## Objective
Please, without the pictures, retype exactly the lines from the start of the material through the line that holds "const axisTicks = [0, 20, 40, 60, 80, 100, 120, 140];".

..............................

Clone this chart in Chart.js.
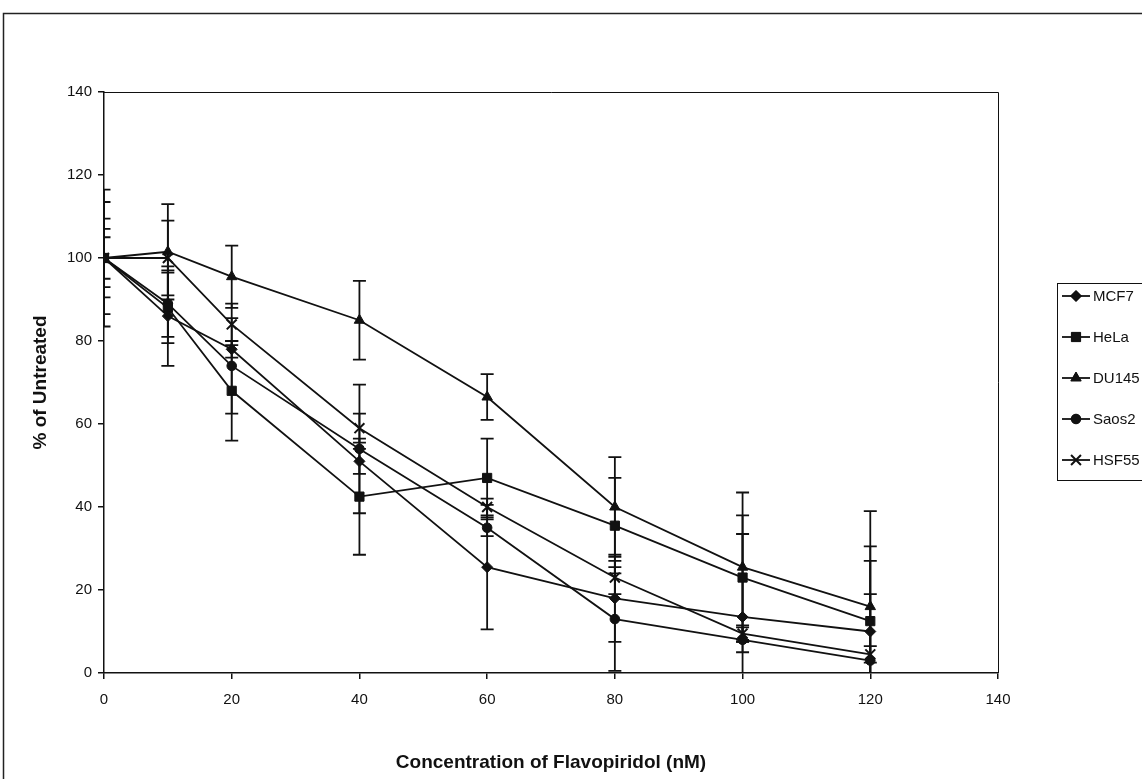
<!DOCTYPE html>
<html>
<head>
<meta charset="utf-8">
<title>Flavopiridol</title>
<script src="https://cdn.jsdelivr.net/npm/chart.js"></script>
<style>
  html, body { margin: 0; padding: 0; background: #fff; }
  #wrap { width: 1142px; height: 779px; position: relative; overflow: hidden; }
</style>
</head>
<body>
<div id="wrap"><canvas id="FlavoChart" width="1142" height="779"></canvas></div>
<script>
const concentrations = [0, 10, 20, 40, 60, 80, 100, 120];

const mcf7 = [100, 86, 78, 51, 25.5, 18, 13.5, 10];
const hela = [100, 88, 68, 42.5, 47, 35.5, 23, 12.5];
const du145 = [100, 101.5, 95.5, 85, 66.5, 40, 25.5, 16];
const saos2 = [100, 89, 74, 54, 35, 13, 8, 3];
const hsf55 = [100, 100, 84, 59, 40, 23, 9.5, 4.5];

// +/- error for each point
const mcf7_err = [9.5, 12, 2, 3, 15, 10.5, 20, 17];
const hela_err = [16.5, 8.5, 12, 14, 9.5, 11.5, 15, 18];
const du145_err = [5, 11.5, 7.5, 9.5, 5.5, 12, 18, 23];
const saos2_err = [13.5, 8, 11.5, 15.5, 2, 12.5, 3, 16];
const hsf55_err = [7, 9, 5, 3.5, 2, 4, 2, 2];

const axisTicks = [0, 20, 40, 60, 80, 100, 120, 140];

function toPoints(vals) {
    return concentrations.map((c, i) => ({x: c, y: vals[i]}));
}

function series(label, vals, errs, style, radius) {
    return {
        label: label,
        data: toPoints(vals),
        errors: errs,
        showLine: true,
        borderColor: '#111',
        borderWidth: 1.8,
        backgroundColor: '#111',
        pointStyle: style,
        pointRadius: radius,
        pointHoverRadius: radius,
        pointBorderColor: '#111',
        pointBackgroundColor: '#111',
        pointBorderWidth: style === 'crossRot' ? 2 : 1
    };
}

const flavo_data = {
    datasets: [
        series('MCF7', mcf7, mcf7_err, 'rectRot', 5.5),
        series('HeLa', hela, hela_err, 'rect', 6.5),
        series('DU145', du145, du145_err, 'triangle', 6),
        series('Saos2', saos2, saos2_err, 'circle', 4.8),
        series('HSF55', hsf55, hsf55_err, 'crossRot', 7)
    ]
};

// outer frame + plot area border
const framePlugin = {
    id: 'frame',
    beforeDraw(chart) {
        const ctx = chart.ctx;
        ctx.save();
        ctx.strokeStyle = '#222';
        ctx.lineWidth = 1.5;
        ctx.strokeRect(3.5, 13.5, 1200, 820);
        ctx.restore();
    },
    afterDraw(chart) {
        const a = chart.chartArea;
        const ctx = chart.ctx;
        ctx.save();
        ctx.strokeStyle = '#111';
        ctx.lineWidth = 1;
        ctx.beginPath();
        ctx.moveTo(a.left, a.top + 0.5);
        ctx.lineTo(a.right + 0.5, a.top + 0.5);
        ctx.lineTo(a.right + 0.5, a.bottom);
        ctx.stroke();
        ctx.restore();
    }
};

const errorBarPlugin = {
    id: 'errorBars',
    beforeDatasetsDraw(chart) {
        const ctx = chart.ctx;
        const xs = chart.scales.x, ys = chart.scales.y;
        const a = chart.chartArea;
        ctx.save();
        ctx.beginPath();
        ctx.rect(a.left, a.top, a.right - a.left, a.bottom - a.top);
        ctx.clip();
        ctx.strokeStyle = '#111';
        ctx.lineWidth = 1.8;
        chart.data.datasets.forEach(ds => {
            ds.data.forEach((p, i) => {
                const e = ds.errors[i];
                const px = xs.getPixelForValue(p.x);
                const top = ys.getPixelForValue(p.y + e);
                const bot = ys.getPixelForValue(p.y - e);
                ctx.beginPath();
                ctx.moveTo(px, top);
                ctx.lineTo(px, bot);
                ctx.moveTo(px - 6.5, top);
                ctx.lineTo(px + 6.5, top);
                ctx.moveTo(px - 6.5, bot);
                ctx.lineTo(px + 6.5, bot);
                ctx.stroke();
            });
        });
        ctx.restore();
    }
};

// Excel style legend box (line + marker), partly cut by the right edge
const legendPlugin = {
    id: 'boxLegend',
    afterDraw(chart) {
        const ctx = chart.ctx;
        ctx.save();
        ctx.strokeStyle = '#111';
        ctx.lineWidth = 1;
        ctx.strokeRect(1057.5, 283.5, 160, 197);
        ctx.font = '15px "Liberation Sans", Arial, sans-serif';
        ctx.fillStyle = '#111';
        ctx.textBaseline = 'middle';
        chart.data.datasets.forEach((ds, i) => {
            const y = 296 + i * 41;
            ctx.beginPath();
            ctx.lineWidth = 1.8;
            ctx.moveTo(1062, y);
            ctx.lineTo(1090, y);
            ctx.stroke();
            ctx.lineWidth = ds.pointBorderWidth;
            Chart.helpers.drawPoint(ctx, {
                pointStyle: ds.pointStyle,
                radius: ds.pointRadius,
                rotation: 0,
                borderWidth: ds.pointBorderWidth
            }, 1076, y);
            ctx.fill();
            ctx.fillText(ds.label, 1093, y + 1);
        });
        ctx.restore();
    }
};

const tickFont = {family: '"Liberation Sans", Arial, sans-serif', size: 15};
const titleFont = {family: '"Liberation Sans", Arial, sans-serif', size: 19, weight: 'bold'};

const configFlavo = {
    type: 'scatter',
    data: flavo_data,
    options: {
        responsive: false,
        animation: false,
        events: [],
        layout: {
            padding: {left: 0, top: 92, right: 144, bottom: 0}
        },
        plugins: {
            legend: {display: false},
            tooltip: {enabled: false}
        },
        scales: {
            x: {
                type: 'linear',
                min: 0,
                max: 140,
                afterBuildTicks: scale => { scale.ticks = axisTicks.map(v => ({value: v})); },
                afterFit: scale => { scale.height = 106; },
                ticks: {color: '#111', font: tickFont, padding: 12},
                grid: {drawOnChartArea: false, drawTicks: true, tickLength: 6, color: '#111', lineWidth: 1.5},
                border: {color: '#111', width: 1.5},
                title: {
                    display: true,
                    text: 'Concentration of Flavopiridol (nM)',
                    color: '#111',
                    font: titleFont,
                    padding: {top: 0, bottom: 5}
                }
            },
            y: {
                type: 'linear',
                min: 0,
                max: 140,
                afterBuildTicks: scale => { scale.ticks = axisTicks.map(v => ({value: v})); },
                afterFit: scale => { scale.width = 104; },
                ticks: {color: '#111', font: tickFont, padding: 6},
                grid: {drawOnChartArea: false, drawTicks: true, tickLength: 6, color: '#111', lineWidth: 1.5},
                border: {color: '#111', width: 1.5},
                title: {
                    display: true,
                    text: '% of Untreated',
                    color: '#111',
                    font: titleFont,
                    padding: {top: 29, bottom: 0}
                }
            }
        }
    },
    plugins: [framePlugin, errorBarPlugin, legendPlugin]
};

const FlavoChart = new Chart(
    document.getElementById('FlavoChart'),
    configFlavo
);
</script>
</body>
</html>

..............................

## Answer for this exercise
Clone this chart in Chart.js.
<!DOCTYPE html>
<html>
<head>
<meta charset="utf-8">
<title>Flavopiridol</title>
<script src="https://cdn.jsdelivr.net/npm/chart.js"></script>
<style>
  html, body { margin: 0; padding: 0; background: #fff; }
  #wrap { width: 1142px; height: 779px; position: relative; overflow: hidden; }
</style>
</head>
<body>
<div id="wrap"><canvas id="FlavoChart" width="1142" height="779"></canvas></div>
<script>
const concentrations = [0, 10, 20, 40, 60, 80, 100, 120];

const mcf7 = [100, 86, 78, 51, 25.5, 18, 13.5, 10];
const hela = [100, 88, 68, 42.5, 47, 35.5, 23, 12.5];
const du145 = [100, 101.5, 95.5, 85, 66.5, 40, 25.5, 16];
const saos2 = [100, 89, 74, 54, 35, 13, 8, 3];
const hsf55 = [100, 100, 84, 59, 40, 23, 9.5, 4.5];

// +/- error for each point
const mcf7_err = [9.5, 12, 2, 3, 15, 10.5, 20, 17];
const hela_err = [16.5, 8.5, 12, 14, 9.5, 11.5, 15, 18];
const du145_err = [5, 11.5, 7.5, 9.5, 5.5, 12, 18, 23];
const saos2_err = [13.5, 8, 11.5, 15.5, 2, 12.5, 3, 16];
const hsf55_err = [7, 9, 5, 3.5, 2, 4, 2, 2];

const axisTicks = [0, 20, 40, 60, 80, 100, 120, 140];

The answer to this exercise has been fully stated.